§ RECORDED INFORMATION:

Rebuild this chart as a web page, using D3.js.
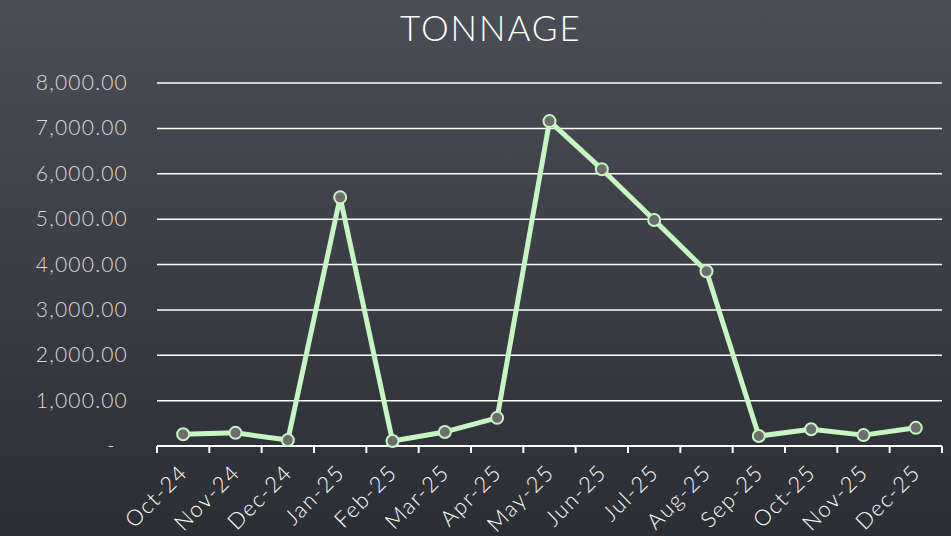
<!DOCTYPE html>
<html>
<head>
<meta charset="utf-8">
<script src="https://cdn.jsdelivr.net/npm/d3@7"></script>
<style>
  body { margin: 0; }
  svg { display: block; font-family: "Lato", "Open Sans", sans-serif; }
</style>
</head>
<body>
<div id="chart"></div>
<script>
var months = ["Oct-24", "Nov-24", "Dec-24", "Jan-25", "Feb-25", "Mar-25", "Apr-25", "May-25",
              "Jun-25", "Jul-25", "Aug-25", "Sep-25", "Oct-25", "Nov-25", "Dec-25"];
var tonnage = [260, 290, 130, 5480, 110, 310, 620, 7160, 6100, 4980, 3850, 220, 370, 240, 400];
var yTicks = [0, 1000, 2000, 3000, 4000, 5000, 6000, 7000, 8000];
var title = "TONNAGE";

var width = 951, height = 536;
var plotLeft = 157, plotRight = 942, plotTop = 83, plotBottom = 446;

var svg = d3.select("#chart")
    .append("svg")
    .attr("width", width)
    .attr("height", height);

var grad = svg.append("defs").append("linearGradient")
    .attr("id", "bg")
    .attr("x1", 0).attr("y1", 0).attr("x2", 0).attr("y2", 1);
grad.append("stop").attr("offset", "0%").attr("stop-color", "#4b4e56");
grad.append("stop").attr("offset", "100%").attr("stop-color", "#2b2e35");

svg.append("rect")
    .attr("width", width)
    .attr("height", height)
    .attr("fill", "url(#bg)");

var x = d3.scaleBand().domain(months).range([plotLeft, plotRight]);
var y = d3.scaleLinear().domain([0, 8000]).range([plotBottom, plotTop]);

svg.append("text")
    .attr("x", 491)
    .attr("y", 41)
    .attr("text-anchor", "middle")
    .attr("fill", "#ffffff")
    .attr("font-size", "35px")
    .attr("font-weight", 300)
    .attr("letter-spacing", "2px")
    .text(title);

// gridlines
svg.selectAll(".grid")
    .data(yTicks.filter(function(d) { return d > 0; }))
    .enter().append("line")
    .attr("class", "grid")
    .attr("x1", plotLeft)
    .attr("x2", plotRight)
    .attr("y1", function(d) { return y(d); })
    .attr("y2", function(d) { return y(d); })
    .attr("stroke", "#ffffff")
    .attr("stroke-width", 1.5);

// y labels
svg.selectAll(".ylab")
    .data(yTicks)
    .enter().append("text")
    .attr("class", "ylab")
    .attr("x", function(d) { return d === 0 ? 116 : 128; })
    .attr("y", function(d) { return y(d) + 7; })
    .attr("text-anchor", "end")
    .attr("fill", "#d9d9d9")
    .attr("font-size", "21px")
    .attr("font-weight", 300)
    .attr("letter-spacing", "1.2px")
    .text(function(d) { return d === 0 ? "-" : d3.format(",.2f")(d); });

// x axis
var xAxis = svg.append("g")
    .attr("transform", "translate(0," + plotBottom + ")");
xAxis.append("line")
    .attr("x1", plotLeft).attr("x2", plotRight)
    .attr("stroke", "#ffffff").attr("stroke-width", 2);
var edges = months.map(function(m) { return x(m); }).concat([plotRight]);
xAxis.selectAll(".tick")
    .data(edges)
    .enter().append("line")
    .attr("class", "tick")
    .attr("x1", function(d) { return d; })
    .attr("x2", function(d) { return d; })
    .attr("y1", 0).attr("y2", 7)
    .attr("stroke", "#ffffff").attr("stroke-width", 2);

svg.selectAll(".xlab")
    .data(months)
    .enter().append("text")
    .attr("class", "xlab")
    .attr("text-anchor", "end")
    .attr("fill", "#ffffff")
    .attr("font-size", "22px")
    .attr("font-weight", 300)
    .attr("letter-spacing", "1.5px")
    .attr("transform", function(d) {
        return "translate(" + (x(d) + x.bandwidth() / 2 + 6) + "," + (plotBottom + 28) + ") rotate(-45)";
    })
    .text(function(d) { return d; });

// line
var line = d3.line()
    .x(function(d, i) { return x(months[i]) + x.bandwidth() / 2; })
    .y(function(d) { return y(d); });

svg.append("path")
    .datum(tonnage)
    .attr("fill", "none")
    .attr("stroke", "#c6f7c3")
    .attr("stroke-width", 5)
    .attr("stroke-linejoin", "round")
    .attr("d", line);

svg.selectAll(".pt")
    .data(tonnage)
    .enter().append("circle")
    .attr("class", "pt")
    .attr("cx", function(d, i) { return x(months[i]) + x.bandwidth() / 2; })
    .attr("cy", function(d) { return y(d); })
    .attr("r", 6)
    .attr("fill", "#6d6d6d")
    .attr("stroke", "#c6f7c3")
    .attr("stroke-width", 2);
</script>
</body>
</html>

§ PROBLEM DESCRIPTION:
Omit the pictures and reproduce the listing exactly.

§ SOLVED PROBLEM:
Rebuild this chart as a web page, using D3.js.
<!DOCTYPE html>
<html>
<head>
<meta charset="utf-8">
<script src="https://cdn.jsdelivr.net/npm/d3@7"></script>
<style>
  body { margin: 0; }
  svg { display: block; font-family: "Lato", "Open Sans", sans-serif; }
</style>
</head>
<body>
<div id="chart"></div>
<script>
var months = ["Oct-24", "Nov-24", "Dec-24", "Jan-25", "Feb-25", "Mar-25", "Apr-25", "May-25",
              "Jun-25", "Jul-25", "Aug-25", "Sep-25", "Oct-25", "Nov-25", "Dec-25"];
var tonnage = [260, 290, 130, 5480, 110, 310, 620, 7160, 6100, 4980, 3850, 220, 370, 240, 400];
var yTicks = [0, 1000, 2000, 3000, 4000, 5000, 6000, 7000, 8000];
var title = "TONNAGE";

var width = 951, height = 536;
var plotLeft = 157, plotRight = 942, plotTop = 83, plotBottom = 446;

var svg = d3.select("#chart")
    .append("svg")
    .attr("width", width)
    .attr("height", height);

var grad = svg.append("defs").append("linearGradient")
    .attr("id", "bg")
    .attr("x1", 0).attr("y1", 0).attr("x2", 0).attr("y2", 1);
grad.append("stop").attr("offset", "0%").attr("stop-color", "#4b4e56");
grad.append("stop").attr("offset", "100%").attr("stop-color", "#2b2e35");

svg.append("rect")
    .attr("width", width)
    .attr("height", height)
    .attr("fill", "url(#bg)");

var x = d3.scaleBand().domain(months).range([plotLeft, plotRight]);
var y = d3.scaleLinear().domain([0, 8000]).range([plotBottom, plotTop]);

svg.append("text")
    .attr("x", 491)
    .attr("y", 41)
    .attr("text-anchor", "middle")
    .attr("fill", "#ffffff")
    .attr("font-size", "35px")
    .attr("font-weight", 300)
    .attr("letter-spacing", "2px")
    .text(title);

// gridlines
svg.selectAll(".grid")
    .data(yTicks.filter(function(d) { return d > 0; }))
    .enter().append("line")
    .attr("class", "grid")
    .attr("x1", plotLeft)
    .attr("x2", plotRight)
    .attr("y1", function(d) { return y(d); })
    .attr("y2", function(d) { return y(d); })
    .attr("stroke", "#ffffff")
    .attr("stroke-width", 1.5);

// y labels
svg.selectAll(".ylab")
    .data(yTicks)
    .enter().append("text")
    .attr("class", "ylab")
    .attr("x", function(d) { return d === 0 ? 116 : 128; })
    .attr("y", function(d) { return y(d) + 7; })
    .attr("text-anchor", "end")
    .attr("fill", "#d9d9d9")
    .attr("font-size", "21px")
    .attr("font-weight", 300)
    .attr("letter-spacing", "1.2px")
    .text(function(d) { return d === 0 ? "-" : d3.format(",.2f")(d); });

// x axis
var xAxis = svg.append("g")
    .attr("transform", "translate(0," + plotBottom + ")");
xAxis.append("line")
    .attr("x1", plotLeft).attr("x2", plotRight)
    .attr("stroke", "#ffffff").attr("stroke-width", 2);
var edges = months.map(function(m) { return x(m); }).concat([plotRight]);
xAxis.selectAll(".tick")
    .data(edges)
    .enter().append("line")
    .attr("class", "tick")
    .attr("x1", function(d) { return d; })
    .attr("x2", function(d) { return d; })
    .attr("y1", 0).attr("y2", 7)
    .attr("stroke", "#ffffff").attr("stroke-width", 2);

svg.selectAll(".xlab")
    .data(months)
    .enter().append("text")
    .attr("class", "xlab")
    .attr("text-anchor", "end")
    .attr("fill", "#ffffff")
    .attr("font-size", "22px")
    .attr("font-weight", 300)
    .attr("letter-spacing", "1.5px")
    .attr("transform", function(d) {
        return "translate(" + (x(d) + x.bandwidth() / 2 + 6) + "," + (plotBottom + 28) + ") rotate(-45)";
    })
    .text(function(d) { return d; });

// line
var line = d3.line()
    .x(function(d, i) { return x(months[i]) + x.bandwidth() / 2; })
    .y(function(d) { return y(d); });

svg.append("path")
    .datum(tonnage)
    .attr("fill", "none")
    .attr("stroke", "#c6f7c3")
    .attr("stroke-width", 5)
    .attr("stroke-linejoin", "round")
    .attr("d", line);

svg.selectAll(".pt")
    .data(tonnage)
    .enter().append("circle")
    .attr("class", "pt")
    .attr("cx", function(d, i) { return x(months[i]) + x.bandwidth() / 2; })
    .attr("cy", function(d) { return y(d); })
    .attr("r", 6)
    .attr("fill", "#6d6d6d")
    .attr("stroke", "#c6f7c3")
    .attr("stroke-width", 2);
</script>
</body>
</html>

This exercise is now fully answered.